**Data provided**.
+++++

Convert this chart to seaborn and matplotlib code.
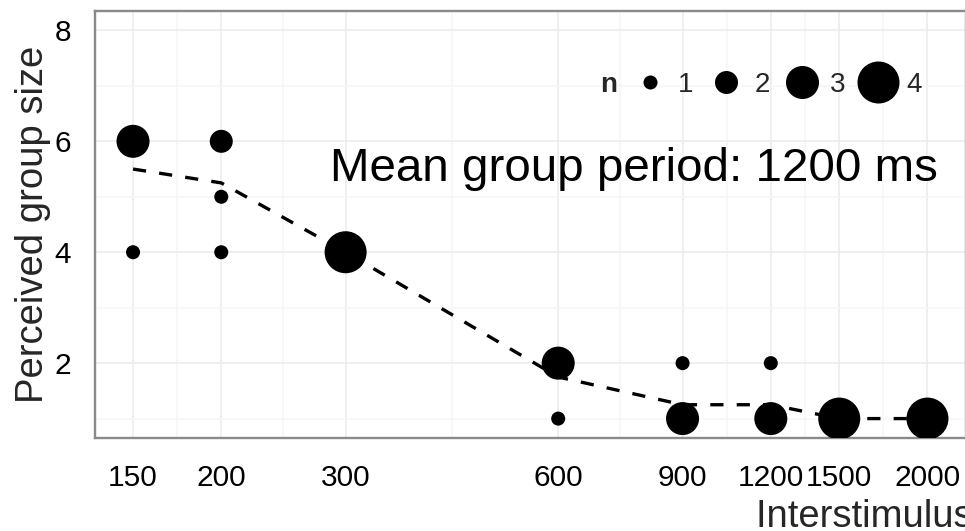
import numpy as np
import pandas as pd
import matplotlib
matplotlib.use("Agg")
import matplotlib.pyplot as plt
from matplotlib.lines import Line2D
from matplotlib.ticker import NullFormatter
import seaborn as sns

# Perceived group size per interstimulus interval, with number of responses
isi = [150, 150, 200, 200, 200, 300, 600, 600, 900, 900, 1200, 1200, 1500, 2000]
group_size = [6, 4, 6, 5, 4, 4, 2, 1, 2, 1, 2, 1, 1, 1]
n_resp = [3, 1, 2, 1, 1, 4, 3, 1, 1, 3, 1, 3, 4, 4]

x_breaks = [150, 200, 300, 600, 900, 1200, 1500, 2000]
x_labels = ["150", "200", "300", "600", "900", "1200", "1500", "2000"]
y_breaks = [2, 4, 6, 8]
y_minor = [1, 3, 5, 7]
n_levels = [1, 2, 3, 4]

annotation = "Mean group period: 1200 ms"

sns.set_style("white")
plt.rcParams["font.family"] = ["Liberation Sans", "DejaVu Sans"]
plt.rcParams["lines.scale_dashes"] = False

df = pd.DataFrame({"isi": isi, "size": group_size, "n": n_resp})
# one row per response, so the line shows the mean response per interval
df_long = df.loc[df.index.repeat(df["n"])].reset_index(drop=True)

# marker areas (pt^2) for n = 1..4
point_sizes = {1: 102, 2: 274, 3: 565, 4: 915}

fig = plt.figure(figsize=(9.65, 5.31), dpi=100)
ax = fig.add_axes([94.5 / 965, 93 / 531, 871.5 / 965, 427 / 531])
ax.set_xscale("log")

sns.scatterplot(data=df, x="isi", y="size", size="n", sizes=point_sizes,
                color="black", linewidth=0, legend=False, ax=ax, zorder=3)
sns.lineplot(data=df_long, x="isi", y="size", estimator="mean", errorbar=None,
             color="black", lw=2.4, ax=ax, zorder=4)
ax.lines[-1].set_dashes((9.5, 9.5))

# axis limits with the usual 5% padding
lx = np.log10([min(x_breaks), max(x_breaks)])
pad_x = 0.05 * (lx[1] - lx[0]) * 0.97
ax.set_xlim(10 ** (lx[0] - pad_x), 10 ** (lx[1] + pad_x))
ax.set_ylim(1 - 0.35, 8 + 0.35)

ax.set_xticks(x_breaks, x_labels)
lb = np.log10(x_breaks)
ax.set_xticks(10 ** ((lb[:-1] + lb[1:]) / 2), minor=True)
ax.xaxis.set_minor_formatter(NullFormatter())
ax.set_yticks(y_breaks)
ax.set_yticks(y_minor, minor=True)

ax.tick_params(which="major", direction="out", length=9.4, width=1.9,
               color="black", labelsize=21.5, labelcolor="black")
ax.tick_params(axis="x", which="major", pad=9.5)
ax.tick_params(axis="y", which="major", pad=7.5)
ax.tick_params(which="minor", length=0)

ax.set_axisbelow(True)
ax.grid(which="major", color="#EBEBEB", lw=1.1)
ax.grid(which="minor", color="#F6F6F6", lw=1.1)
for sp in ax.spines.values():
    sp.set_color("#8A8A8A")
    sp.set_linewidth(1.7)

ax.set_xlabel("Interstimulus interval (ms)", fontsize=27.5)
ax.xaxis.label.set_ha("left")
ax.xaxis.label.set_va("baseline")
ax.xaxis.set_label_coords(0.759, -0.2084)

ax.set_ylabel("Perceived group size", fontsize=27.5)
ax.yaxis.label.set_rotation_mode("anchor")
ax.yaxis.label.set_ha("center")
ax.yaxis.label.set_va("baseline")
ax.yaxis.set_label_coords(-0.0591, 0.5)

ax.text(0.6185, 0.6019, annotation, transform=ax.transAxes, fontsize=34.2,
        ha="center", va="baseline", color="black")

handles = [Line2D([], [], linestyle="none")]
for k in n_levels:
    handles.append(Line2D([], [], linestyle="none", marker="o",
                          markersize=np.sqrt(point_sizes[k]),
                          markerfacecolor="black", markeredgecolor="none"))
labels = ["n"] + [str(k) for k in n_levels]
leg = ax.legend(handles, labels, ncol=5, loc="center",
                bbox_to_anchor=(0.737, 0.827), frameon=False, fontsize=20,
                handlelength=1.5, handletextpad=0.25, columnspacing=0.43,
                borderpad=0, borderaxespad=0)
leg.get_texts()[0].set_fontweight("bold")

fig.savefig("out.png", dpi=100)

+++++

**The request**. Set the lines above down again, word for word, from the first through the one containing "import seaborn as sns"; pictures excluded.

**Task solution**.
Convert this chart to seaborn and matplotlib code.
import numpy as np
import pandas as pd
import matplotlib
matplotlib.use("Agg")
import matplotlib.pyplot as plt
from matplotlib.lines import Line2D
from matplotlib.ticker import NullFormatter
import seaborn as sns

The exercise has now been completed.